The winner, a start-up called “Nordic Analysis” stood out for two reasons. First it had the right expertise. It already developed a cloud-based solution for managing structured information from unstructured sources. Second, it gave an impression of being the most willing to adapt to the needs of the public sector client and bridge the organizational and cultural challenges.

Step 4: Contract for success.

Usually partners spend a long time devising complex contracts to guide collaboration. As they argue for splitting the value that is not yet created, they risk destroying trust and undermine the project.

In our case, the contract was developed in two steps. First, the partners developed a “simple initial contract” with the goal to deliver a minimum viable product (MVP). The contract defined the roles, partners’ contributions and project milestones; it specified that the business model and the sharing of future revenues would be decided later. The contract helped partners build trust because it described an equal three-way partnership where they each agreed to contribute a third of the time and cost.
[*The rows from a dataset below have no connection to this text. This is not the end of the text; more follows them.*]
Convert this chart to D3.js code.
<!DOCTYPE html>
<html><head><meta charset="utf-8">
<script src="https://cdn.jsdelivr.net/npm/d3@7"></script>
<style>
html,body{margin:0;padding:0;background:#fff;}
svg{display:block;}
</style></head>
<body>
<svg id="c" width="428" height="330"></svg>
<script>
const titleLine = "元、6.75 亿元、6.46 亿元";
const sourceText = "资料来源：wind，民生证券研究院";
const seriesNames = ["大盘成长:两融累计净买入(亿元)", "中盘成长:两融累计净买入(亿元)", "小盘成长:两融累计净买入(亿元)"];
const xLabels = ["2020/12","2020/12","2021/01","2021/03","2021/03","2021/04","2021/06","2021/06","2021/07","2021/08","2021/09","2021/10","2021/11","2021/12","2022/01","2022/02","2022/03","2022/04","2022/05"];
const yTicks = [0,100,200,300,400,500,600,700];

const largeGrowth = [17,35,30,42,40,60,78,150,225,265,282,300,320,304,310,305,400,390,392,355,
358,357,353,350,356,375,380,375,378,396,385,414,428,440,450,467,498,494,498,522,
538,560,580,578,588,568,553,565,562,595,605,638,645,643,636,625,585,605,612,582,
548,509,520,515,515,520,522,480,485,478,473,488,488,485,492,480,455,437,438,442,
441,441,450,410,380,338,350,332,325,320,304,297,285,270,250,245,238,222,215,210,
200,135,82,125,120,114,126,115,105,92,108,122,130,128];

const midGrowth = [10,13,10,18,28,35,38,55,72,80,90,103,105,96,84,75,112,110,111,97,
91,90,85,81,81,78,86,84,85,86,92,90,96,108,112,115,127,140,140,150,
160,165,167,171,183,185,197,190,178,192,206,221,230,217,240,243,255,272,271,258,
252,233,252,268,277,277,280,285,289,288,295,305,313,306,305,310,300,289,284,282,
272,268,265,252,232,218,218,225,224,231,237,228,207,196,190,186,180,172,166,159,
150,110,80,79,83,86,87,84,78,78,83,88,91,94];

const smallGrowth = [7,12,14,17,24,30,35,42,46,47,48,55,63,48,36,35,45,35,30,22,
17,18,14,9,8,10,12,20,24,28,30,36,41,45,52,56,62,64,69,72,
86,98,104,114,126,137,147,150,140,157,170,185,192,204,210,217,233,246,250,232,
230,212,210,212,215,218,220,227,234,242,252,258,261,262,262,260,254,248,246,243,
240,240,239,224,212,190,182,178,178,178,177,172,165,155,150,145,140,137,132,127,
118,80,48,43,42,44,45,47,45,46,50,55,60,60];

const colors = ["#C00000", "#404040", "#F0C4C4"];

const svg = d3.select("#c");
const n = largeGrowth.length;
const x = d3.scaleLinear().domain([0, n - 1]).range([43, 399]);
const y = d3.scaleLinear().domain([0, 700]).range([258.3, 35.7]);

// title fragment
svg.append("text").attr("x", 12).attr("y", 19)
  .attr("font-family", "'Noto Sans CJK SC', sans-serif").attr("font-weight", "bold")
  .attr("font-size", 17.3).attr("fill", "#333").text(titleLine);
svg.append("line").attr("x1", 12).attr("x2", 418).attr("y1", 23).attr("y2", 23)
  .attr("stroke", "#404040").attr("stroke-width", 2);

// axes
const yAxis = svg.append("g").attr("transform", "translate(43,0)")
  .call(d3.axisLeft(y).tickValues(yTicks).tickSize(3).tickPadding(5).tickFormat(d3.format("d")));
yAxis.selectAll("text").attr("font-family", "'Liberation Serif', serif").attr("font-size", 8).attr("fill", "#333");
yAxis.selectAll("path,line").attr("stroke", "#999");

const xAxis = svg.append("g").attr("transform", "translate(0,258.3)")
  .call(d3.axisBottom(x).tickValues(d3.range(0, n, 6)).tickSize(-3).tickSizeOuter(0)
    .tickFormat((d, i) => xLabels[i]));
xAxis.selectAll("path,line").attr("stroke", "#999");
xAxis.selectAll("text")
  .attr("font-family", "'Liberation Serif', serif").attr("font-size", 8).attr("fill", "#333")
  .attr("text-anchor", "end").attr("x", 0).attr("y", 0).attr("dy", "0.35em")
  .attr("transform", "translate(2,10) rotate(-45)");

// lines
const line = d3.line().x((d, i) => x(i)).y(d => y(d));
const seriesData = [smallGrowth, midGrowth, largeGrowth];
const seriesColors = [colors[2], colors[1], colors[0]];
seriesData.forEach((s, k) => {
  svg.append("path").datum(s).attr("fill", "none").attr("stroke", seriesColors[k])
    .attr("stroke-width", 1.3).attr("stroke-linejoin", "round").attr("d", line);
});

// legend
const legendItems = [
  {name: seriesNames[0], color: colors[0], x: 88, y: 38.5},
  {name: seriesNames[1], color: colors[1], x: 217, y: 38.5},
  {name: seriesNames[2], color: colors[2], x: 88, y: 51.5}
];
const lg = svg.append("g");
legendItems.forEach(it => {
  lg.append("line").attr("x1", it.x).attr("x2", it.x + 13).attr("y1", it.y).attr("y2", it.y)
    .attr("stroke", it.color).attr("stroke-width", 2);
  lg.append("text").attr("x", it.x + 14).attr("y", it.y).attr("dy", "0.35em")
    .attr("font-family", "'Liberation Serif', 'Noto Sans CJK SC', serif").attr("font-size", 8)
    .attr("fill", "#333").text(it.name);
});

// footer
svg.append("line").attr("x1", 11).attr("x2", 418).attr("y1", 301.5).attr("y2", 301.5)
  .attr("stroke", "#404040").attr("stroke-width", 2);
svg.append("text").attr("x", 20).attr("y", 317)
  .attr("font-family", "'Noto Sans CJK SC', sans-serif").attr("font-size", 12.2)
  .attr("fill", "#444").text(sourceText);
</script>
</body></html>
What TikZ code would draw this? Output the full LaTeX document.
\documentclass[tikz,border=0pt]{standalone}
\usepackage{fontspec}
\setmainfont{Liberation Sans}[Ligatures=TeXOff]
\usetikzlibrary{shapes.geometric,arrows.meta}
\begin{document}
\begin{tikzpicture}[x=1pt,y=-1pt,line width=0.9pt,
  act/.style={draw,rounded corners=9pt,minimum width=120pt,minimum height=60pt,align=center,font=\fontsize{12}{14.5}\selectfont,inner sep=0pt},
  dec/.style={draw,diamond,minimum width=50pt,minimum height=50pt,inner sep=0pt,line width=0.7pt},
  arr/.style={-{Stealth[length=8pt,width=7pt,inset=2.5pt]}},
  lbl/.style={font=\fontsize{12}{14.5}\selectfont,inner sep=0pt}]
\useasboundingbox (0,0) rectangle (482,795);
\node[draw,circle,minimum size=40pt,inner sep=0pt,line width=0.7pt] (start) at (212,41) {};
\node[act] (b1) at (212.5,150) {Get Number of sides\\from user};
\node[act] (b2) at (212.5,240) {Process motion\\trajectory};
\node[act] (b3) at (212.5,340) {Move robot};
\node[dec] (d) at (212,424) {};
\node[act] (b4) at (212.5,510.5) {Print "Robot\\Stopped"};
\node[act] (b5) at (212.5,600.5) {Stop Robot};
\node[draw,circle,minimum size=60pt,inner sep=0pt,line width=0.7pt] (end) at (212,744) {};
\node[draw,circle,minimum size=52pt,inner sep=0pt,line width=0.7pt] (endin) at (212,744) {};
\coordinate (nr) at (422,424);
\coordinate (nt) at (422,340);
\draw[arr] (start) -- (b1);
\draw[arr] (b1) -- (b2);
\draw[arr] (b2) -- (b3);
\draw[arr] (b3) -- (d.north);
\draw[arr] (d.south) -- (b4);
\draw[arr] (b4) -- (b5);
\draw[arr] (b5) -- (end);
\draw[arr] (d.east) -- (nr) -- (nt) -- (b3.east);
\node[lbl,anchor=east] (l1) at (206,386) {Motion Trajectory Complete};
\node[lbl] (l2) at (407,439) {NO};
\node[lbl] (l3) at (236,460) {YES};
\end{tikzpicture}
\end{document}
Once the MVP was produced, the partners then expanded the simple initial contract by agreeing on the business model. They agreed to recoup their investment by selling licenses to other hospitals.

The resulting solution from this collaboration was a cloud-based structured process for medical equipment risk evaluation, which can link to existing processes in other healthcare centers. This means that if a security advisor in an SRH hospital wants to evaluate a lung ventilator that has already been evaluated by an advisor in a different SRH hospital, they can reuse parts of the other hospital’s assessments. The improved structuring of the risk assessment process plus the opportunity to share assessments speeded up the time needed to approve the use new equipment by an estimated 20-30%, which means that the equipment could be more quickly deployed.

The four-step approach that that we’ve described is replicable across many types of project, and each time a firm goes through the process it grows and strengthens its ecosystem.